The Ritualists to which the Rev. T. H. Sparshott refers to in this tract is a part of the Romeward Movement that emerged in the Church of England in the nineteenth century. The Romeward Movement sought to reunite the Church of England with the Church of Rome. To that end the Ritualists sought to introduce into the Anglican Church the doctrine and practices of the Roman Catholic Church. The thinking was that if they made the Anglican Church like the Roman Catholic Church, the Pope would accept the Church of England back into the Roman fold.

Their efforts to change the character of the Church of England naturally would engender resistance from churchmen who did not share their aspirations. Among these churchmen were Protestant High Churchmen as well as Evangelicals. The Church Association was formed to combat this development and to uphold the Protestant and Reformed character of the Church of England.

In the twenty-first century the Romeward Movement has borne fruit in the form of Anglicanorum coetibus and the Personal Ordinariates of Pope Benedict XVI. The Romeward Movement failed to attain its goal of so transforming the Church of England that the Church of England would be acceptable to the Pope. But it has left its mark on the modern-day Anglican Church. It has created within the Church of England and her daughter churches pockets of Christians who are Anglican in name but Roman Catholic in doctrine and practice.

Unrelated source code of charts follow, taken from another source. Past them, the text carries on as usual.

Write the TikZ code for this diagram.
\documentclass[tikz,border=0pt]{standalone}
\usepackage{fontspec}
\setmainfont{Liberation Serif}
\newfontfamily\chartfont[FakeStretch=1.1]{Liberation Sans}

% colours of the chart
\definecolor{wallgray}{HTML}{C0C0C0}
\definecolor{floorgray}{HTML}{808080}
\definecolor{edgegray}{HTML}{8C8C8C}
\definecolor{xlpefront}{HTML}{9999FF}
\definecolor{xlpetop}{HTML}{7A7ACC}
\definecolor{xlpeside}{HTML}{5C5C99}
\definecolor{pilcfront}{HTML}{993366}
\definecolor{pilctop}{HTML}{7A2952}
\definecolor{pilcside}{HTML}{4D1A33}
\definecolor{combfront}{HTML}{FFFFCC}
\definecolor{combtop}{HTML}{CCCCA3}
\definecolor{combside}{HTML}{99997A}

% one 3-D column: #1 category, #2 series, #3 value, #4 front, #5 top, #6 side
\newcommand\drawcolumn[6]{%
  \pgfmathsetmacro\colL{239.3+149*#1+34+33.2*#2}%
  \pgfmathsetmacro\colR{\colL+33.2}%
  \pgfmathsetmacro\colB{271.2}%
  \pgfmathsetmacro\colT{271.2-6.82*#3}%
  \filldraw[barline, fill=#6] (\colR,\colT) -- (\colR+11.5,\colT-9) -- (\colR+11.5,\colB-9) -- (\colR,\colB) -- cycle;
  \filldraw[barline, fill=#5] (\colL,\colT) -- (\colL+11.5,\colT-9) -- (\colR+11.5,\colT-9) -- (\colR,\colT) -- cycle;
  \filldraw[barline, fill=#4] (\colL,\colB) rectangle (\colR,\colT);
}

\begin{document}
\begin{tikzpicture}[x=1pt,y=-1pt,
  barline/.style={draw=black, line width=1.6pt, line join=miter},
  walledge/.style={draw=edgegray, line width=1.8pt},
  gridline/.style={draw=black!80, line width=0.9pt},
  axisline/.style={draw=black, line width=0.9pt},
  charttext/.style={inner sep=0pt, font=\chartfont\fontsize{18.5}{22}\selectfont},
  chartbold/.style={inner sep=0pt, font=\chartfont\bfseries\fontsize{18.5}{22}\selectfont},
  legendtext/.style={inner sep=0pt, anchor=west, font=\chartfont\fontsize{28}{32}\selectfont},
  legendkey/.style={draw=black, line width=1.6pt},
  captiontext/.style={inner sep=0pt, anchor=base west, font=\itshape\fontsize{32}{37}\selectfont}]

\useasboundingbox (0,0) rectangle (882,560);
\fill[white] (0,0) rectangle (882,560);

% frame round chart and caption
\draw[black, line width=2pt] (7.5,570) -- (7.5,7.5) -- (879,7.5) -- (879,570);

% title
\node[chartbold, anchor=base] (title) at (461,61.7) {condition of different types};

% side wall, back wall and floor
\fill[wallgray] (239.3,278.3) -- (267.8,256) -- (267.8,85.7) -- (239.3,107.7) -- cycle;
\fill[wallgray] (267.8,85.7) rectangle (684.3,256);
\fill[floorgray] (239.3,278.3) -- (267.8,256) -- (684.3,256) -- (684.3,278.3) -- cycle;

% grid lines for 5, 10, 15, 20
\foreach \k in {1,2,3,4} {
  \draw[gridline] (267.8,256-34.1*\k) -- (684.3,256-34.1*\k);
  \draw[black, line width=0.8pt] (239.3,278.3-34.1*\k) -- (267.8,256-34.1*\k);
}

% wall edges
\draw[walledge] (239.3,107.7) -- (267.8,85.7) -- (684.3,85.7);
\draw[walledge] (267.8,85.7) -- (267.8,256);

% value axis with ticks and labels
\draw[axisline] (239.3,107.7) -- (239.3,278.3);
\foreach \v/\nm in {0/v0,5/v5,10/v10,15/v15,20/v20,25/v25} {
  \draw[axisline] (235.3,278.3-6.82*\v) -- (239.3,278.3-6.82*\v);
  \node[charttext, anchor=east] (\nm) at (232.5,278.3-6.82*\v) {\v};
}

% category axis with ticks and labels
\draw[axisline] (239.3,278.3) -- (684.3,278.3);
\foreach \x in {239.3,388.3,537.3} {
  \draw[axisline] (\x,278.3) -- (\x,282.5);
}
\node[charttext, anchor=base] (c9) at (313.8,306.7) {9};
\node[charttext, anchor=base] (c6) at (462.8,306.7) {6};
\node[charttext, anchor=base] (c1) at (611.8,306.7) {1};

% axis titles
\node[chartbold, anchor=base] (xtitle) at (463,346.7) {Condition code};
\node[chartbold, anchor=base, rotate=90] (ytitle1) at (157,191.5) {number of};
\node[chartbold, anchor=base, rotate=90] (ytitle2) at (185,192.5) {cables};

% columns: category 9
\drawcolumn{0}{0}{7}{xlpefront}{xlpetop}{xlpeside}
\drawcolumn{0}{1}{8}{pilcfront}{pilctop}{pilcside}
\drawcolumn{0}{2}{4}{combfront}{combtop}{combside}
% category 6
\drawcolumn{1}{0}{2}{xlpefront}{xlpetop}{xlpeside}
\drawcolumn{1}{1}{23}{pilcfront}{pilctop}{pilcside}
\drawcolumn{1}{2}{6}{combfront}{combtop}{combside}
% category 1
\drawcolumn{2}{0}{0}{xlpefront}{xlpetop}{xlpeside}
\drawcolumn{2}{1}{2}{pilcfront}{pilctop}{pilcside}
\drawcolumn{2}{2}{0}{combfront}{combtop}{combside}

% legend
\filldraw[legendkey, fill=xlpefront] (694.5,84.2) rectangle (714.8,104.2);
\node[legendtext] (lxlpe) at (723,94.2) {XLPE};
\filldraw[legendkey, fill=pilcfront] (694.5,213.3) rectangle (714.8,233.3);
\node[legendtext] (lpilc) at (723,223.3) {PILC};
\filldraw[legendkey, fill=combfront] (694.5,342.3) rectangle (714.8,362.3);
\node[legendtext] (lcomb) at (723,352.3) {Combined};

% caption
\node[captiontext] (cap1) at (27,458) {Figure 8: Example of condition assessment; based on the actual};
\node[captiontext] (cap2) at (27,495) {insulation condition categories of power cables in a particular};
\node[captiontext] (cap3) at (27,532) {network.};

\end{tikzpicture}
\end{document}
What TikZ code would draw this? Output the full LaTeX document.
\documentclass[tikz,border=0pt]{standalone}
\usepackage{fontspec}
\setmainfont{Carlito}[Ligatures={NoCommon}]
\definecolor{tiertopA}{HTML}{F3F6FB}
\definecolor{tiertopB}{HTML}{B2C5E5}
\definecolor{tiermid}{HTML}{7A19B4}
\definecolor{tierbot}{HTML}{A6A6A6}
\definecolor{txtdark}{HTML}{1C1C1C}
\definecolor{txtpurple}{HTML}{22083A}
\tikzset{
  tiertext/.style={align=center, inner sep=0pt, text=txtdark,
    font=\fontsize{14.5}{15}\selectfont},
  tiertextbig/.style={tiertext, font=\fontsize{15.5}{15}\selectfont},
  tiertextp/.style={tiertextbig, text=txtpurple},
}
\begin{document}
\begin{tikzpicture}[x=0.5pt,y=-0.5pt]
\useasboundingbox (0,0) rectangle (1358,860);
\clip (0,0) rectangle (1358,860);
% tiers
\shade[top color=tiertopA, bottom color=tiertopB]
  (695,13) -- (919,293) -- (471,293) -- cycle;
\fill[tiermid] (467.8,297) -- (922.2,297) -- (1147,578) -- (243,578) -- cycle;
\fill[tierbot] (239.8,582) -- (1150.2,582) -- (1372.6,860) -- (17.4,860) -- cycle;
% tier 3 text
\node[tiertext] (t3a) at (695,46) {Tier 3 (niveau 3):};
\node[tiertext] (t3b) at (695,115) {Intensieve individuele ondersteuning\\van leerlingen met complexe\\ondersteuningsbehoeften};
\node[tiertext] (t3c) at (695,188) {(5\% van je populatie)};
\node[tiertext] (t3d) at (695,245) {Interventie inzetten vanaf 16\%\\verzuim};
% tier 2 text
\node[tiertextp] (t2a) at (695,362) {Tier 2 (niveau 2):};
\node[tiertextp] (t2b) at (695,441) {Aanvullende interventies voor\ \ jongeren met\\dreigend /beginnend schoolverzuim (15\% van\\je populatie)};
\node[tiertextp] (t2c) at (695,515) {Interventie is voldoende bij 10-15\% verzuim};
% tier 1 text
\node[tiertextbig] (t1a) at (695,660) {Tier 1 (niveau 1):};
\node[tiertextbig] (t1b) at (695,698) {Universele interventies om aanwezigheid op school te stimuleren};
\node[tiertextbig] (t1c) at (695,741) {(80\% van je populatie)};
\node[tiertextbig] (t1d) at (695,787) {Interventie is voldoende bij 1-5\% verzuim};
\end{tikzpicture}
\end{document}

In the United States Anglicans and Episcopalians are, due to the influence of the Romeward Movement, more familiar with the Tracts for the Times than the Church Association Tracts that were written to counter the stream of propaganda that the Ritualists produced in support of their introduction of Roman Catholic doctrine and practice into the Church of England in defiance of English ecclesiastical law. The Heritage Anglican Network will be publishing the Church Association Tracts, which provide us with a window into this critical phase in English Church history and are a reminder of the Protestant and Reformed character of historical Anglicanism.